We should not naïvely assume that the kind and degree of harm done to traumatized victims of sexual abuse can be overcome with a few structured dialogues, however well intentioned and wisely conducted. Experienced practitioners of restorative justice do not expect smooth progress or easy resolutions in tragic cases. Yet they do want to create a space where victims who want to do so can tell their stories; this is no small thing for those who have been silenced and shamed for most of their lives. Local Catholic communities that sponsor healing circles could at least let victims know that their voices and stories ought to be heard.
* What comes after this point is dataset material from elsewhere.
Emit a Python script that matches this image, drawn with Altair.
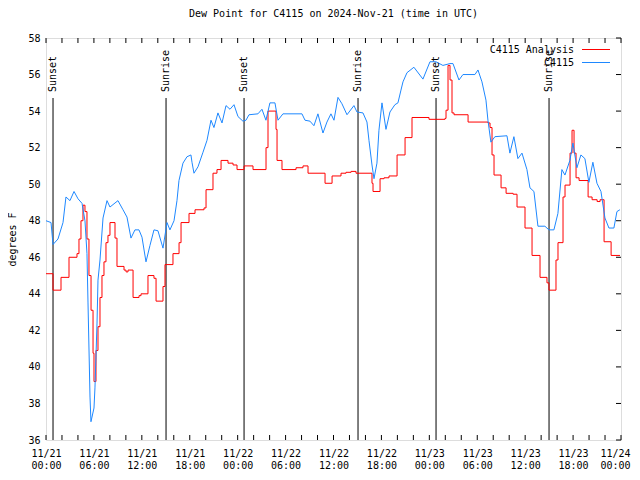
import altair as alt
import pandas as pd

# Hours since 2024-11-21 00:00 UTC and dew point (deg F)
obs_hours = [0.0, 0.63, 0.88, 1.50, 2.13, 2.50, 3.00, 3.51, 4.01, 4.51, 4.88, 5.13, 5.26, 5.51, 5.63,
             6.01, 6.13, 6.39, 6.51, 6.76, 7.14, 7.64, 8.01, 9.01, 9.64, 10.14, 10.64, 11.14, 11.64,
             12.02, 12.52, 13.02, 13.52, 14.02, 14.65, 15.15, 15.52, 16.03, 16.40, 16.65, 17.15,
             17.65, 18.15, 18.28, 18.53, 19.03, 19.66, 20.16, 20.66, 21.03, 21.53, 22.04, 22.54,
             23.04, 23.54, 24.04, 24.66, 25.04, 25.42, 26.54, 27.04, 27.54, 28.04, 28.67, 29.05,
             29.67, 32.05, 32.43, 33.05, 33.55, 34.05, 34.68, 35.18, 35.68, 36.06, 36.56, 37.06,
             37.69, 38.56, 38.94, 39.69, 40.19, 40.44, 40.82, 41.07, 41.44, 41.69, 42.07, 42.57,
             43.07, 43.69, 44.07, 44.45, 44.70, 45.20, 46.07, 47.20, 48.08, 48.83, 49.70, 50.58,
             50.96, 51.71, 52.21, 53.71, 54.09, 54.59, 55.09, 55.34, 55.71, 56.21, 57.72, 58.09,
             58.59, 59.09, 59.60, 60.22, 60.60, 61.10, 61.60, 62.47, 62.97, 63.60, 64.10, 64.60,
             64.98, 65.60, 65.98, 66.48, 66.98, 67.48, 67.98, 68.48, 68.99, 69.49, 69.99, 70.49,
             71.11, 71.49, 71.86]
obs_values = [48.0, 47.9, 46.7, 47.0, 47.9, 49.3, 49.1, 49.6, 49.2, 48.95, 48.0, 46.2, 43.5, 38.35, 37.0,
              37.75, 38.85, 42.4, 44.75, 45.85, 48.15, 49.1, 48.75, 49.1, 48.6, 48.2, 47.05, 47.5, 47.5,
              47.1, 45.75, 46.65, 47.5, 47.45, 46.5, 47.9, 47.5, 48.0, 49.1, 50.2, 51.15,
              51.5, 51.6, 51.2, 50.6, 50.95, 51.75, 52.4, 53.5, 53.1, 53.9, 53.35, 54.3,
              54.1, 54.35, 53.7, 53.45, 53.5, 53.8, 53.85, 54.1, 53.5, 54.45, 54.45, 53.5,
              53.85, 53.85, 53.5, 53.45, 53.2, 53.85, 52.8, 53.4, 53.85, 53.5, 54.75, 54.4,
              53.8, 54.3, 53.95, 53.9, 53.4, 52.4, 51.05, 50.3, 51.15, 52.95, 54.45, 53.0,
              53.95, 54.35, 54.45, 55.15, 55.6, 56.1, 56.4, 55.75, 56.7, 56.7, 56.5, 56.6,
              56.6, 55.7, 56.0, 56.0, 56.25, 55.6, 54.6, 53.5, 52.3, 52.6, 52.65, 51.7,
              52.6, 51.4, 51.7, 50.8, 49.8, 49.6, 47.7, 47.7, 47.5, 47.5, 48.4, 50.8,
              50.5, 51.3, 52.25, 50.9, 51.6, 51.4, 50.1, 51.2, 50.05, 49.6, 48.15, 47.6,
              47.6, 48.5, 48.6]

ana_hours = [0.0, 0.88, 1.88, 2.88, 3.88, 4.13, 4.38, 4.63, 4.88, 5.13, 5.38, 5.64, 5.89, 6.01, 6.26,
             6.51, 6.76, 7.01, 7.26, 7.51, 7.76, 8.01, 8.64, 8.89, 9.77, 10.02, 10.27, 10.90, 11.65,
             11.90, 12.77, 13.52, 13.78, 14.65, 14.90, 15.03, 15.90, 16.66, 16.91, 17.91, 18.66,
             19.79, 20.04, 20.91, 21.41, 21.92, 22.79, 23.42, 23.92, 24.80, 25.92, 27.55, 27.80,
             28.80, 28.93, 29.55, 31.31, 32.18, 32.81, 34.94, 35.82, 36.94, 37.57, 38.20, 38.82,
             40.82, 40.95, 41.83, 42.33, 42.95, 43.96, 44.96, 45.83, 47.96, 49.96, 50.09, 50.34,
             50.59, 50.84, 51.09, 52.85, 55.35, 55.60, 55.85, 56.10, 56.98, 57.61, 58.49, 58.98,
             59.98, 60.86, 61.86, 62.73, 62.98, 63.86, 64.11, 64.74, 64.99, 65.62, 65.87, 66.12,
             66.37, 66.75, 67.88, 68.38, 69.01, 69.38, 69.88, 70.76, 71.88]
ana_values = [45.1, 44.2, 44.9, 46.0, 46.2, 47.0, 48.0, 48.85, 48.5, 47.0, 45.0, 43.1, 40.75, 39.2, 40.9,
              42.2, 43.8, 45.0, 45.75, 46.8, 47.2, 47.9, 47.05, 45.5, 45.3, 45.2, 45.3, 43.8, 43.9,
              44.0, 45.0, 44.85, 43.6, 44.4, 45.6, 45.6, 46.2, 46.8, 47.9, 48.4, 48.6,
              48.7, 49.7, 50.6, 50.8, 51.3, 51.15, 51.05, 50.8, 51.0, 50.8, 52.0, 54.0,
              53.0, 51.3, 50.8, 50.9, 51.0, 50.6, 50.05, 50.45, 50.6, 50.65, 50.7, 50.6,
              50.05, 49.6, 50.3, 50.35, 50.45, 51.6, 52.55, 53.65, 53.55, 53.6, 54.05, 56.5,
              55.7, 53.9, 53.8, 53.4, 53.35, 53.1, 51.6, 50.5, 49.8, 49.5, 49.45, 48.75,
              47.6, 46.1, 44.9, 44.6, 44.2, 45.85, 46.8, 49.3, 49.95, 51.7, 52.95, 51.7,
              50.35, 50.2, 49.3, 49.15, 49.05, 49.15, 46.85, 46.1, 46.1]

sun_hours = [0.88, 15.03, 24.80, 39.07, 48.84, 62.99]
sun_labels = ["Sunset", "Sunrise", "Sunset", "Sunrise", "Sunset", "Sunrise"]

series_names = ["C4115 Analysis", "C4115"]

x_ticks = list(range(0, 73, 6))
minor_ticks = list(range(0, 73, 2))
y_ticks = list(range(36, 59, 2))

W, H = 575, 402
FONT = "DejaVu Sans Mono"
RED = "#ff0000"
BLUE = "#1e88ff"

obs = pd.DataFrame({"h": obs_hours, "v": obs_values})
ana = pd.DataFrame({"h": ana_hours, "v": ana_values})
sun = pd.DataFrame({"h": sun_hours, "label": sun_labels})
mt = pd.DataFrame({"h": minor_ticks})
yt = pd.DataFrame({"v": y_ticks})

xscale = alt.Scale(domain=[0, 72], nice=False, zero=False)
yscale = alt.Scale(domain=[36, 58], nice=False, zero=False)

label_expr = ("['11/' + (21 + floor(datum.value / 24)), "
              "(datum.value % 24 < 10 ? '0' : '') + (datum.value % 24) + ':00']")

xaxis = alt.Axis(values=x_ticks, labelExpr=label_expr, title=None, grid=False, ticks=False,
                 domain=False, labelFont=FONT, labelFontSize=10, labelColor="black",
                 labelPadding=8, labelLineHeight=12, labelBaseline="top",
                 labelFlush=False, labelOverlap=False, labelBound=False,
                 labelOffset={"condition": {"test": "datum.value == 72", "value": -6}, "value": 0})
yaxis = alt.Axis(values=y_ticks, title="degrees F", grid=False, ticks=False, domain=False,
                 labelFont=FONT, labelFontSize=10, labelColor="black", labelPadding=6,
                 labelFlush=False, labelOverlap=False, labelBound=False,
                 titleFont=FONT, titleFontSize=10, titleFontWeight="normal", titleColor="black",
                 titlePadding=10)

X = alt.X("h:Q", scale=xscale, axis=xaxis)
Y = alt.Y("v:Q", scale=yscale, axis=yaxis)

line_ana = alt.Chart(ana).mark_line(color=RED, strokeWidth=1, interpolate="step-after").encode(x=X, y=Y)
line_obs = alt.Chart(obs).mark_line(color=BLUE, strokeWidth=1).encode(x=X, y=Y)

sun_rules = alt.Chart(sun).mark_rule(color="black", strokeWidth=1).encode(
    x=X, y=alt.value(60), y2=alt.value(H))
sun_text = alt.Chart(sun).mark_text(angle=270, align="left", baseline="middle", font=FONT,
                                    fontSize=10, color="black").encode(
    x=X, y=alt.value(54), text="label:N")

top_ticks = alt.Chart(mt).mark_rule(color="black").encode(x=X, y=alt.value(0), y2=alt.value(5))
bot_ticks = alt.Chart(mt).mark_rule(color="black").encode(x=X, y=alt.value(H - 5), y2=alt.value(H))
right_ticks = alt.Chart(yt).mark_rule(color="black").encode(y=Y, x=alt.value(W - 5), x2=alt.value(W))

legend_layers = []
for name, col, ypix in zip(series_names, [RED, BLUE], [11.5, 24.5]):
    d = pd.DataFrame({"name": [name]})
    legend_layers.append(alt.Chart(d).mark_text(align="right", baseline="middle", font=FONT,
                                                fontSize=10, color="black").encode(
        x=alt.value(528), y=alt.value(ypix), text="name:N"))
    legend_layers.append(alt.Chart(d).mark_rule(strokeWidth=1, color=col).encode(
        x=alt.value(536), x2=alt.value(564), y=alt.value(ypix)))

chart = alt.layer(
    sun_rules, line_ana, line_obs, sun_text, top_ticks, bot_ticks, right_ticks, *legend_layers
).properties(
    width=W, height=H,
    title=alt.TitleParams("Dew Point for C4115 on 2024-Nov-21 (time in UTC)", font=FONT,
                          fontSize=10, fontWeight="normal", color="black", offset=14),
    autosize=alt.AutoSizeParams(type="none"),
    padding={"left": 38, "top": 30, "right": 11, "bottom": 32},
).configure_view(stroke="black", strokeWidth=1).configure(background="white")

chart.save("out.html", embed_options={"renderer": "svg", "actions": False})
One hopes that such a process will help victims feel recognized, acknowledged and valued by the wider Catholic community represented in their particular restorative circle.
Restorative justice is clearly not for everyone and certainly not for every victim of clerical sexual abuse. The presence of a representative sexual offender in the process, when appropriate, must always be handled delicately and skillfully. Yet for all the delicacy of what is demanded, Professor Geske maintains that in some cases restorative processes have already played an important role in the healing of survivors and their communities and in helping guilty parties take responsibility for their actions.
We can hope that in addition to the other measures that have already been taken, the adoption of restorative justice practices within the church might help to correct the church’s failure to listen to victims and its confusion of settlement payments with healing. In this way, we can help to show both fellow Catholics and the wider world what it means to be a community of compassion and not just compensation.